Please print exactly the lines below, from the start of the material up to and including the line with "var w = 511, h = 373;", but none of the pictures.
- - -
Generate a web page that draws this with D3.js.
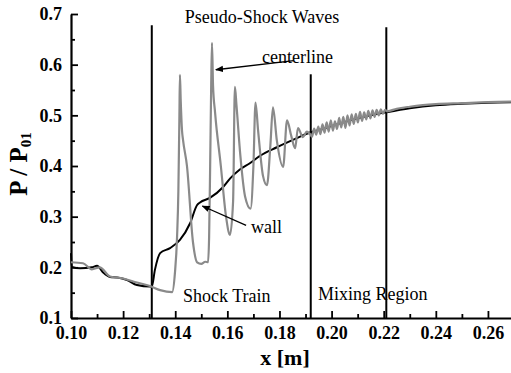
<!DOCTYPE html>
<html lang="en">
<head>
<meta charset="utf-8">
<title>Pseudo-Shock Pressure</title>
<script src="https://cdn.jsdelivr.net/npm/d3@7"></script>
<style>
  body { margin: 0; background: #fff; }
  svg { display: block; }
  .tick text { font-family: "Liberation Serif", serif; font-weight: bold; font-size: 18px; fill: #000; }
  .note { font-family: "Liberation Serif", serif; font-size: 18px; fill: #000; }
  .axlabel { font-family: "Liberation Serif", serif; font-weight: bold; fill: #000; }
</style>
</head>
<body>
<div id="chart"></div>
<script>
var w = 511, h = 373;

// wall pressure (black)
var wallX = [0.1000, 0.1003, 0.1035, 0.1080, 0.1100, 0.1123, 0.1150, 0.1177, 0.1215, 0.1253, 0.1303, 0.1310,
             0.1322, 0.1342, 0.1380, 0.1418, 0.1457, 0.1484, 0.1495, 0.1533, 0.1583, 0.1610, 0.1648, 0.1685,
             0.1725, 0.1790, 0.1867, 0.1917, 0.1960, 0.2000, 0.2050, 0.2100, 0.2150, 0.2210, 0.2300, 0.2400,
             0.2500, 0.2600, 0.2700];
var wallP = [0.228, 0.201, 0.198, 0.200, 0.203, 0.190, 0.181, 0.180, 0.175, 0.165, 0.162, 0.162,
             0.195, 0.228, 0.238, 0.254, 0.287, 0.323, 0.328, 0.337, 0.358, 0.375, 0.393, 0.405,
             0.420, 0.437, 0.455, 0.466, 0.472, 0.479, 0.487, 0.494, 0.500, 0.506, 0.514, 0.520,
             0.523, 0.525, 0.526];

// centerline pressure (grey)
var centerX = [0.1000, 0.1046, 0.1080, 0.1110, 0.1150, 0.1200, 0.1253, 0.1303, 0.1342, 0.1388, 0.1399, 0.1407,
               0.1412, 0.1416, 0.1418, 0.1421, 0.1426, 0.1430, 0.1445, 0.1468, 0.1484, 0.1500, 0.1515, 0.1526,
               0.1530, 0.1534, 0.1538, 0.1541, 0.1545, 0.1553, 0.1575, 0.1595, 0.1610, 0.1622, 0.1629, 0.1635,
               0.1650, 0.1668, 0.1689, 0.1700, 0.1708, 0.1718, 0.1737, 0.1752, 0.1765, 0.1775, 0.1790, 0.1814,
               0.1829, 0.1845, 0.1860, 0.1871, 0.1890, 0.1905, 0.1917,
               0.1925, 0.1933, 0.1941, 0.1949, 0.1957, 0.1965, 0.1973, 0.1981, 0.1989, 0.1997, 0.2005, 0.2013,
               0.2021, 0.2029, 0.2037, 0.2045, 0.2053, 0.2061, 0.2069, 0.2077, 0.2085, 0.2093, 0.2101, 0.2109,
               0.2117, 0.2125, 0.2133, 0.2141, 0.2149, 0.2157, 0.2165, 0.2173, 0.2181, 0.2189, 0.2197, 0.2205,
               0.2213, 0.2250, 0.2300, 0.2350, 0.2400, 0.2500, 0.2600, 0.2700];
var centerP = [0.210, 0.208, 0.196, 0.200, 0.182, 0.178, 0.170, 0.163, 0.155, 0.151, 0.190, 0.260,
               0.350, 0.500, 0.580, 0.530, 0.470, 0.451, 0.400, 0.250, 0.210, 0.207, 0.211, 0.210,
               0.260, 0.400, 0.560, 0.643, 0.560, 0.505, 0.400, 0.300, 0.264, 0.330, 0.556, 0.520,
               0.420, 0.340, 0.316, 0.400, 0.525, 0.470, 0.380, 0.362, 0.440, 0.516, 0.450, 0.398,
               0.490, 0.460, 0.435, 0.475, 0.457, 0.468, 0.463,
               0.458, 0.474, 0.462, 0.478, 0.463, 0.482, 0.466, 0.486, 0.468, 0.490, 0.470, 0.488,
               0.473, 0.495, 0.476, 0.497, 0.475, 0.500, 0.480, 0.502, 0.483, 0.503, 0.486, 0.507,
               0.489, 0.506, 0.492, 0.509, 0.494, 0.510, 0.497, 0.511, 0.500, 0.512, 0.503, 0.511,
               0.508, 0.513, 0.517, 0.520, 0.522, 0.524, 0.526, 0.527];

// region divider lines
var dividerX = [0.131, 0.192, 0.221];
var dividerTop = [0.678, 0.581, 0.674];

var xTicks = [0.10, 0.12, 0.14, 0.16, 0.18, 0.20, 0.22, 0.24, 0.26];
var xMinor = [0.11, 0.13, 0.15, 0.17, 0.19, 0.21, 0.23, 0.25, 0.27];
var yTicks = [0.1, 0.2, 0.3, 0.4, 0.5, 0.6, 0.7];
var yMinor = [0.15, 0.25, 0.35, 0.45, 0.55, 0.65];

var svg = d3.select("#chart").append("svg")
  .attr("width", w)
  .attr("height", h);

var x = d3.scaleLinear().domain([0.10, 0.27]).range([71, 514]);
var y = d3.scaleLinear().domain([0.1, 0.7]).range([318, 14]);

// axes (ticks point inward)
svg.append("g").attr("transform", "translate(0,318)")
  .call(d3.axisBottom(x).tickValues(xTicks).tickFormat(d3.format(".2f"))
    .tickSizeInner(-7).tickSizeOuter(0).tickPadding(8));
svg.append("g").attr("transform", "translate(0,318)")
  .call(d3.axisBottom(x).tickValues(xMinor).tickFormat("").tickSizeInner(-4).tickSizeOuter(0))
  .select(".domain").remove();

svg.append("g").attr("transform", "translate(71,0)")
  .call(d3.axisLeft(y).tickValues(yTicks).tickFormat(d3.format(".1f"))
    .tickSizeInner(-7).tickSizeOuter(0).tickPadding(9));
svg.append("g").attr("transform", "translate(71,0)")
  .call(d3.axisLeft(y).tickValues(yMinor).tickFormat("").tickSizeInner(-4).tickSizeOuter(0))
  .select(".domain").remove();

svg.selectAll(".domain").attr("stroke-width", 2.2);
svg.selectAll(".tick line").attr("stroke-width", 1.8);

// dividers
svg.selectAll("line.div")
  .data(dividerX)
  .enter().append("line")
  .attr("class", "div")
  .attr("x1", d => x(d)).attr("x2", d => x(d))
  .attr("y1", (d, i) => y(dividerTop[i]))
  .attr("y2", y(0.1))
  .attr("stroke", "#000")
  .attr("stroke-width", 2);

var line = d3.line().x(d => x(d[0])).y(d => y(d[1])).curve(d3.curveMonotoneX);

svg.append("path")
  .datum(wallX.map((d, i) => [d, wallP[i]]))
  .attr("d", line)
  .attr("fill", "none")
  .attr("stroke", "#000")
  .attr("stroke-width", 2);

svg.append("path")
  .datum(centerX.map((d, i) => [d, centerP[i]]))
  .attr("d", line)
  .attr("fill", "none")
  .attr("stroke", "#8a8a8a")
  .attr("stroke-width", 2.2)
  .attr("stroke-linejoin", "round");

// annotations
svg.append("defs").append("marker")
  .attr("id", "arr")
  .attr("viewBox", "0 0 10 10")
  .attr("refX", 9).attr("refY", 5)
  .attr("markerWidth", 8).attr("markerHeight", 8)
  .attr("markerUnits", "userSpaceOnUse")
  .attr("orient", "auto")
  .append("path").attr("d", "M0,1L10,5L0,9Z").attr("fill", "#000");

svg.append("line")
  .attr("x1", x(0.1855)).attr("y1", y(0.608))
  .attr("x2", x(0.1556)).attr("y2", y(0.590))
  .attr("stroke", "#000").attr("stroke-width", 1.3)
  .attr("marker-end", "url(#arr)");
svg.append("line")
  .attr("x1", x(0.1672)).attr("y1", y(0.283))
  .attr("x2", x(0.1504)).attr("y2", y(0.321))
  .attr("stroke", "#000").attr("stroke-width", 1.3)
  .attr("marker-end", "url(#arr)");

svg.append("text").attr("class", "note").attr("text-anchor", "middle")
  .attr("x", 262).attr("y", 23).text("Pseudo-Shock Waves");
svg.append("text").attr("class", "note")
  .attr("x", 262).attr("y", 63).text("centerline");
svg.append("text").attr("class", "note")
  .attr("x", 251).attr("y", 233).text("wall");
svg.append("text").attr("class", "note")
  .attr("x", 183).attr("y", 302).text("Shock Train");
svg.append("text").attr("class", "note")
  .attr("x", 318).attr("y", 300).text("Mixing Region");

svg.append("text").attr("class", "axlabel")
  .attr("x", 285).attr("y", 365)
  .attr("text-anchor", "middle")
  .style("font-size", "22px")
  .text("x [m]");

var yl = svg.append("text").attr("class", "axlabel")
  .attr("transform", "translate(27,164) rotate(-90)")
  .attr("text-anchor", "middle")
  .style("font-size", "25px");
yl.append("tspan").text("P / P");
yl.append("tspan").attr("dy", 4).style("font-size", "15px").text("01");
</script>
</body>
</html>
- - -
# PROBLEM SOLUTION:
Generate a web page that draws this with D3.js.
<!DOCTYPE html>
<html lang="en">
<head>
<meta charset="utf-8">
<title>Pseudo-Shock Pressure</title>
<script src="https://cdn.jsdelivr.net/npm/d3@7"></script>
<style>
  body { margin: 0; background: #fff; }
  svg { display: block; }
  .tick text { font-family: "Liberation Serif", serif; font-weight: bold; font-size: 18px; fill: #000; }
  .note { font-family: "Liberation Serif", serif; font-size: 18px; fill: #000; }
  .axlabel { font-family: "Liberation Serif", serif; font-weight: bold; fill: #000; }
</style>
</head>
<body>
<div id="chart"></div>
<script>
var w = 511, h = 373;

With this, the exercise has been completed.